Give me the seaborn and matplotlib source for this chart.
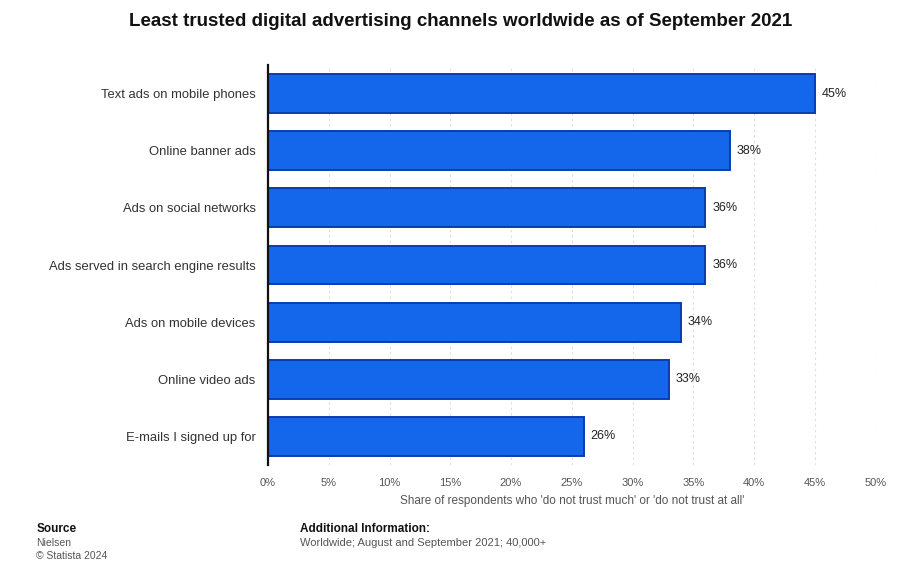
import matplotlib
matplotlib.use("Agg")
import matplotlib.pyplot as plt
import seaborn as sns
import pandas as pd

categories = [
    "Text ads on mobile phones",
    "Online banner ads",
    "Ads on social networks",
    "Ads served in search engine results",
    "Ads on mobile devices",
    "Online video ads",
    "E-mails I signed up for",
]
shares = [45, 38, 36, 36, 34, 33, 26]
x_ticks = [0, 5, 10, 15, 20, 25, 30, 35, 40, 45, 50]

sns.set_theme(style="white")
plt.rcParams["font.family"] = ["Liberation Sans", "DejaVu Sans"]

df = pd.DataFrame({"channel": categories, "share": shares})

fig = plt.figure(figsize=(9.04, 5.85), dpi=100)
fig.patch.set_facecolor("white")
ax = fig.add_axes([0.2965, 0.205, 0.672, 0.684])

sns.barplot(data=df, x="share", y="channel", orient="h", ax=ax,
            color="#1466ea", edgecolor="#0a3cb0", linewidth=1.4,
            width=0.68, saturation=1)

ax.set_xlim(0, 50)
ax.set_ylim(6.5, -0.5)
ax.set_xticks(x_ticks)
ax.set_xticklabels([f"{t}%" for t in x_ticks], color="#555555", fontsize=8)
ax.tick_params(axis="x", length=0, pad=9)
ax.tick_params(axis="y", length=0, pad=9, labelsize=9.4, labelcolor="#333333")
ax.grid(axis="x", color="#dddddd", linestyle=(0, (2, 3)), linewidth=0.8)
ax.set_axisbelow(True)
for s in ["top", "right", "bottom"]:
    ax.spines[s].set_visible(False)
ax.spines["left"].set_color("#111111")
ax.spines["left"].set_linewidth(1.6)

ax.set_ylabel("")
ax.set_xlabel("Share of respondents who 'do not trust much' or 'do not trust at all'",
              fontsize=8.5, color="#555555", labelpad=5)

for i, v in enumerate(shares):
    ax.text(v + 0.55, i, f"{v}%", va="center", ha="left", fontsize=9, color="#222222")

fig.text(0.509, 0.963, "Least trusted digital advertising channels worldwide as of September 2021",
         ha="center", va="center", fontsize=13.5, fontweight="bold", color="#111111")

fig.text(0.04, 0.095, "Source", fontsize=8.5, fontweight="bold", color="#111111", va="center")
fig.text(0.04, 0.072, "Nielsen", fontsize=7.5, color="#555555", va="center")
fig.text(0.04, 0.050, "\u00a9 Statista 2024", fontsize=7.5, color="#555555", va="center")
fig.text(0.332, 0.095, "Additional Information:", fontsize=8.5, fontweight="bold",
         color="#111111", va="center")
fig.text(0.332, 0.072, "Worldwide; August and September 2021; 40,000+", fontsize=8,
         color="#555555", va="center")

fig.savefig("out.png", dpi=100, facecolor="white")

-------

**Task requirements**
Reproduce all of the material exactly, apart from the pictures.

**Solution for this exercise**
Give me the seaborn and matplotlib source for this chart.
import matplotlib
matplotlib.use("Agg")
import matplotlib.pyplot as plt
import seaborn as sns
import pandas as pd

categories = [
    "Text ads on mobile phones",
    "Online banner ads",
    "Ads on social networks",
    "Ads served in search engine results",
    "Ads on mobile devices",
    "Online video ads",
    "E-mails I signed up for",
]
shares = [45, 38, 36, 36, 34, 33, 26]
x_ticks = [0, 5, 10, 15, 20, 25, 30, 35, 40, 45, 50]

sns.set_theme(style="white")
plt.rcParams["font.family"] = ["Liberation Sans", "DejaVu Sans"]

df = pd.DataFrame({"channel": categories, "share": shares})

fig = plt.figure(figsize=(9.04, 5.85), dpi=100)
fig.patch.set_facecolor("white")
ax = fig.add_axes([0.2965, 0.205, 0.672, 0.684])

sns.barplot(data=df, x="share", y="channel", orient="h", ax=ax,
            color="#1466ea", edgecolor="#0a3cb0", linewidth=1.4,
            width=0.68, saturation=1)

ax.set_xlim(0, 50)
ax.set_ylim(6.5, -0.5)
ax.set_xticks(x_ticks)
ax.set_xticklabels([f"{t}%" for t in x_ticks], color="#555555", fontsize=8)
ax.tick_params(axis="x", length=0, pad=9)
ax.tick_params(axis="y", length=0, pad=9, labelsize=9.4, labelcolor="#333333")
ax.grid(axis="x", color="#dddddd", linestyle=(0, (2, 3)), linewidth=0.8)
ax.set_axisbelow(True)
for s in ["top", "right", "bottom"]:
    ax.spines[s].set_visible(False)
ax.spines["left"].set_color("#111111")
ax.spines["left"].set_linewidth(1.6)

ax.set_ylabel("")
ax.set_xlabel("Share of respondents who 'do not trust much' or 'do not trust at all'",
              fontsize=8.5, color="#555555", labelpad=5)

for i, v in enumerate(shares):
    ax.text(v + 0.55, i, f"{v}%", va="center", ha="left", fontsize=9, color="#222222")

fig.text(0.509, 0.963, "Least trusted digital advertising channels worldwide as of September 2021",
         ha="center", va="center", fontsize=13.5, fontweight="bold", color="#111111")

fig.text(0.04, 0.095, "Source", fontsize=8.5, fontweight="bold", color="#111111", va="center")
fig.text(0.04, 0.072, "Nielsen", fontsize=7.5, color="#555555", va="center")
fig.text(0.04, 0.050, "\u00a9 Statista 2024", fontsize=7.5, color="#555555", va="center")
fig.text(0.332, 0.095, "Additional Information:", fontsize=8.5, fontweight="bold",
         color="#111111", va="center")
fig.text(0.332, 0.072, "Worldwide; August and September 2021; 40,000+", fontsize=8,
         color="#555555", va="center")

fig.savefig("out.png", dpi=100, facecolor="white")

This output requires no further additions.